Photo to movie does the job soooo much better. It wouldn't be so bad if iMovie would make its photo pan/zoom effect escapable!.

For a simple zoom I often don't go through the effort of "outsourcing" the task to Photo to Movie. But what if I want a real still from the iPhoto library. You know, one of those created by "create still image". One of those that you can adjust its duration to a 30th of a second by simply editing a text field. One of those that importing an image used to create.

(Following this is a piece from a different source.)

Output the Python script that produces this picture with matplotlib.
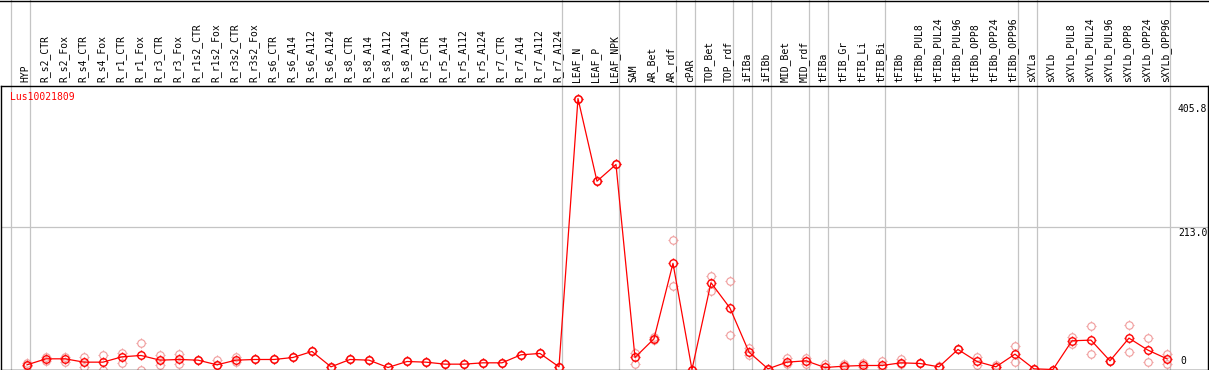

I have 36 images from iPhoto I want to import and meticulously adjust their duration to be with the beat of a song. I refuse to "create still image", and "delete clip" from every freakin' auto Ken Burns Effect clip. Especially given that the freakin' beach ball of eternal hinderance always appears if you so much as change a selection.

I'm done ranting.


----------



## jove (Feb 16, 2003)

From 
RandomMaccess 

1. Navigate to and open ~/Library/Preferences/com.apple.iMovie3.plist *(use Text Edit, plist editor doesn't work)* 
2. Locate to the entry 'autoApplyPanZoomToImportedStills'
3. Then two lines down it says 'true' change this to false
4. Save and open iMovie3


----------



## JetwingX (Feb 17, 2003)

yay i am not alone in the unlikeing of the KB effect


----------



## Inline_guy (Feb 17, 2003)

If you want to just use the photo without the Ken Burn's effect, then just click on the picture in iMovie, and drag it in.  That will put just the picture with no pan or scaling!  

That easy!

Matthew


----------



## jove (Feb 17, 2003)

Matthew - whenever I drag an image from anywhere to either the clip pane or story-board, it is converted to a DV clip.

How do you get it to not do the conversion?

BTW,
My project started acting weird once I used the autoApplyPanZoomToImportedStills=false option. I guess there is no UI for this setting for a reason (full of bugs).


----------



## tamma (Feb 21, 2003)

Not that i use imovie3 much (i have FCP 3) but when ever i do use it and add a pic to the time line i do not get the KB effect that every one keeps talkng about.


----------



## jove (Feb 21, 2003)

The default may be with no pan or zoom. If it automatically converts it to a clip (not still picture) then, yes, its doing the KBE.


----------